Tracking and speed issues

Closed this issue · 1 comments

I have a video from a sports game and I want to track players.
I used AlphaPose to generate pose data.
I have two issues with PoseFlow:

  1. Speed.
    On my Windows PC it does not use GPU and a 23 sec video (1024x576, 24 fps) takes more than 10 hours to process (with Intel i5 4x4.2GHz CPU).
    Is this normal? Can it run on GPU? Would it run better on Linux with GPU?

For comparison, I wrote a simple script which does the same task with a simple algorithm, - it finds the closest person from previous frames, and if the distance is below threshold, it considers it the same person. It takes less than 1 second for the mentioned above video. And, actually, resulting data is not much worse than PoseFlow.

  1. There're many issues with tracking. The basic one - often a person runs across the court, no jumps or anything, and suddenly it's another person. I run PoseFlow with default parameters, are there any parameters that can help?
    A worse issue is that often PoseFlow reassigns IDs ("idx") to different people. Part of a game a player # 2 is in the white shirt, in the left corner, another part it considers # 2 another player, in black shirt, in the right corner. It completely messes up my research .. Is there anything can be done?

Another question about usage, not that important, in the doc it is said that to use PoseFlow I need to download PoseTrack dataset, is this really required? It is 86Gb and I did not download it, PoseFlow works without it.

Thank you!

37

thanks for using PoseFlow!

I tested poseflow on PoseTrack dataset (86G, this is a benchmark dataset released for research, so there is no need to download this big dataset if you want to run this algorithm in your own dataset) under my ubuntu system with Intel Core i9-7900XCPU@3.3GHzx20, I think the speed will increase a lot at crowded scenes, cuz my tracking scheme will try to find matching person from several adjacents frames(previous/next).
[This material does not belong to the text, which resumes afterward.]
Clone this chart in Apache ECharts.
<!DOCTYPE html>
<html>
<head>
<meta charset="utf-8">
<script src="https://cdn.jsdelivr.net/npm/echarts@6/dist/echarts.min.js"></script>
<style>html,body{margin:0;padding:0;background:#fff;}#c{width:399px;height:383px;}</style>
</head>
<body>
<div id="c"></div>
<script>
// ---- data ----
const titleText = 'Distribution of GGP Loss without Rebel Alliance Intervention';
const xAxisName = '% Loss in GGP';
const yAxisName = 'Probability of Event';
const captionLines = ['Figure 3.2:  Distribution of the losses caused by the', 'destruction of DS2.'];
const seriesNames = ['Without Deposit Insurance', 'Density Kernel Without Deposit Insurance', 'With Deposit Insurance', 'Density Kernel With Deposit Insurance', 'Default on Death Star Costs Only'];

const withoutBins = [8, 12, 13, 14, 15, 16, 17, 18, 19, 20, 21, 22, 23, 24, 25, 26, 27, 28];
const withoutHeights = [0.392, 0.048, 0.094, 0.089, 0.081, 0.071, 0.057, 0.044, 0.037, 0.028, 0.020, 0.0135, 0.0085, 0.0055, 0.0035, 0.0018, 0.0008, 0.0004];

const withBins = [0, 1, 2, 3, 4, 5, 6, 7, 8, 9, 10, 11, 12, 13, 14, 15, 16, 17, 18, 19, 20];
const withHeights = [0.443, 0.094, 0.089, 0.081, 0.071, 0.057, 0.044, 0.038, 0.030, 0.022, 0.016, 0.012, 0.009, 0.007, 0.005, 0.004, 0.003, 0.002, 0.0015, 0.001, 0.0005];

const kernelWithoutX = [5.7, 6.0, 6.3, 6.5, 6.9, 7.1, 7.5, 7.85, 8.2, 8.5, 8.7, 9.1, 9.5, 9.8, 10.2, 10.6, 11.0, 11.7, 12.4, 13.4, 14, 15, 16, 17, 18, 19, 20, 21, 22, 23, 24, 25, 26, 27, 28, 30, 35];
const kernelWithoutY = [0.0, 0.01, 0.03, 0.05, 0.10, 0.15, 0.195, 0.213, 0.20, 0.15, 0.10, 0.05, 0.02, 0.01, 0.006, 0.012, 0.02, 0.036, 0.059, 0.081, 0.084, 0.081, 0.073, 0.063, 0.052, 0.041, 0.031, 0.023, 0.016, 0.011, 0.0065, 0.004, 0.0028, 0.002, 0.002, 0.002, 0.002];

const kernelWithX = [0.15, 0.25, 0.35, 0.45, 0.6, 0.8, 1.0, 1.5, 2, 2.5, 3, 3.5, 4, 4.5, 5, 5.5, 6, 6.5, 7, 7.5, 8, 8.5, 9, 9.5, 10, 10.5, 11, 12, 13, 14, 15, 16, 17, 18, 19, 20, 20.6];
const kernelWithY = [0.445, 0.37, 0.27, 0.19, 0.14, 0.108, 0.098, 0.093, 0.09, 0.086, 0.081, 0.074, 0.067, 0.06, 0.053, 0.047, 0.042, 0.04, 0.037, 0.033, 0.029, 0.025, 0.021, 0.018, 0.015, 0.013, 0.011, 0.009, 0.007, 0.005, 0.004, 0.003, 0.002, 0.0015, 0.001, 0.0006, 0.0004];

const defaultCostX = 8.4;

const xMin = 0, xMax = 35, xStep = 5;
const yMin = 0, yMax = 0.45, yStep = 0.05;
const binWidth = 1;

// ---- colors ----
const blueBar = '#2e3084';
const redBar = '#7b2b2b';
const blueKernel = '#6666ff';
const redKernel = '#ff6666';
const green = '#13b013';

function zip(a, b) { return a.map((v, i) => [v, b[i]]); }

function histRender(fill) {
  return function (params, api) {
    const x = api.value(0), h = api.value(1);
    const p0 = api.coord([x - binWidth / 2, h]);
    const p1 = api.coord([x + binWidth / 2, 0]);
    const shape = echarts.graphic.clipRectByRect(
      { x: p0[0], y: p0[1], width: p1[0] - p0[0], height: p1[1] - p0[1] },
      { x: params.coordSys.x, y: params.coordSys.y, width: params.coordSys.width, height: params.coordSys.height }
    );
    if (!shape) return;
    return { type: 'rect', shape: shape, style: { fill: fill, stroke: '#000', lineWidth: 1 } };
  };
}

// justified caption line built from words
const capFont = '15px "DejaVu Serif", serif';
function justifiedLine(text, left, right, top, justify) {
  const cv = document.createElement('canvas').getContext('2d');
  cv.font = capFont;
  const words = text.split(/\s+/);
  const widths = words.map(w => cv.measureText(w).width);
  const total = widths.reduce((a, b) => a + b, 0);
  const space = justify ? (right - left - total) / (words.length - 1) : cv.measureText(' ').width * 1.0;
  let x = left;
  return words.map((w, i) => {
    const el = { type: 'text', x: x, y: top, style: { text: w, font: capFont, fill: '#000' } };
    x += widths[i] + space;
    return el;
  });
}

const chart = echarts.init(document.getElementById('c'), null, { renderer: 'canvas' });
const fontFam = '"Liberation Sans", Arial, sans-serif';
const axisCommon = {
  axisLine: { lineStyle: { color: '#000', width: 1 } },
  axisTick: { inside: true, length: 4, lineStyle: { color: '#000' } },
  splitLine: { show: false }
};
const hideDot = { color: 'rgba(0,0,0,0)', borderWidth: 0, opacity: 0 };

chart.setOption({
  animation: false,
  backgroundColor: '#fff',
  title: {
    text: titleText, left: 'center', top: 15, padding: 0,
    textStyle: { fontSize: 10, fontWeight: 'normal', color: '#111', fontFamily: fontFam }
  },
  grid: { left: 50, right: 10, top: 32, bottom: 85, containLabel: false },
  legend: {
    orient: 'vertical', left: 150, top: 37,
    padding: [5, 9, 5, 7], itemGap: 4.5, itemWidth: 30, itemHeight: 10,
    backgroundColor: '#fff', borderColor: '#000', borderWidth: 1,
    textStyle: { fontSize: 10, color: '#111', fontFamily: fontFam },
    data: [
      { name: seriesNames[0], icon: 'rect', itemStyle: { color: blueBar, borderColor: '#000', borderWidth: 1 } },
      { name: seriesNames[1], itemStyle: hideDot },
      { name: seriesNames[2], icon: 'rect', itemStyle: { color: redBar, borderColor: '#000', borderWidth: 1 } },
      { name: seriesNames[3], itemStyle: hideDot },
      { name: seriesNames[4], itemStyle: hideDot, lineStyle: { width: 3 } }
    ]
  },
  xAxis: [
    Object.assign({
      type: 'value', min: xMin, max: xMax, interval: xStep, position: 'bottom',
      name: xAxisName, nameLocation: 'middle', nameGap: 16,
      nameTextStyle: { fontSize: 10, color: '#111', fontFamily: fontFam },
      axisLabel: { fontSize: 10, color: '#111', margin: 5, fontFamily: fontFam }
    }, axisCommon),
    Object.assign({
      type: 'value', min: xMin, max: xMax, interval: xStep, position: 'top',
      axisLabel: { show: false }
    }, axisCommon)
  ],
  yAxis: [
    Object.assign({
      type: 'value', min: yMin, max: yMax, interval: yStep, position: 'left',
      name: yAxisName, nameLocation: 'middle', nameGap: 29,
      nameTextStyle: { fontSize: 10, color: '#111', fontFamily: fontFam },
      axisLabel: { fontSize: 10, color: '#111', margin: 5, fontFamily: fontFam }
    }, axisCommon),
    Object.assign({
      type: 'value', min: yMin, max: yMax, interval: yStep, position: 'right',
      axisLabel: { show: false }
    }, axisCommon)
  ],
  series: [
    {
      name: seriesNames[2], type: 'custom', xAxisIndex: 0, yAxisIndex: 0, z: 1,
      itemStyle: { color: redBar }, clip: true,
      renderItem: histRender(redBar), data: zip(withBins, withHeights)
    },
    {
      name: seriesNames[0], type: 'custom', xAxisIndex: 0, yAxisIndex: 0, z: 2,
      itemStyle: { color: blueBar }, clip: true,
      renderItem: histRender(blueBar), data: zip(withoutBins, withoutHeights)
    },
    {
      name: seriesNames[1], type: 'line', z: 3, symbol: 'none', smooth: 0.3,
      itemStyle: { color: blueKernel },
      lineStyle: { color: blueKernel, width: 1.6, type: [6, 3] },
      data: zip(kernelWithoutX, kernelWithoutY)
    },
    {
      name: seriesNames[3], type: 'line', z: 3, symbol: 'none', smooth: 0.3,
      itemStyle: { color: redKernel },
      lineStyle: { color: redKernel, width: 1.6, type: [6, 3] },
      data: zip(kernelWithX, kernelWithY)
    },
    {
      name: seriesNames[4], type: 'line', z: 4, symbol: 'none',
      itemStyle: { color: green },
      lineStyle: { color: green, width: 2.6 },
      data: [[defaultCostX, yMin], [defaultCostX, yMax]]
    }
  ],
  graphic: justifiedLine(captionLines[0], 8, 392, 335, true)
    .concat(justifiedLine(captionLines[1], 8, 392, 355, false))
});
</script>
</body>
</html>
Yes, finding the closest box from adjacent frames is an intuitive solution, but if you want to get better tracking accuracy, no matter "better feature extraction" or "better matching schemes", they all need more time and memory, this is a accuracy-time/memory trade off.

If you want better tracking results, maybe you can first use sota MOT(multi-object tracking) algorithms to track the predicted human bounding boxes and then use some single person pose estimation(SPPE) framework to get final keypoints, I have implemented a SPPE, you can use it for fast single person pose estimation.

Good luck!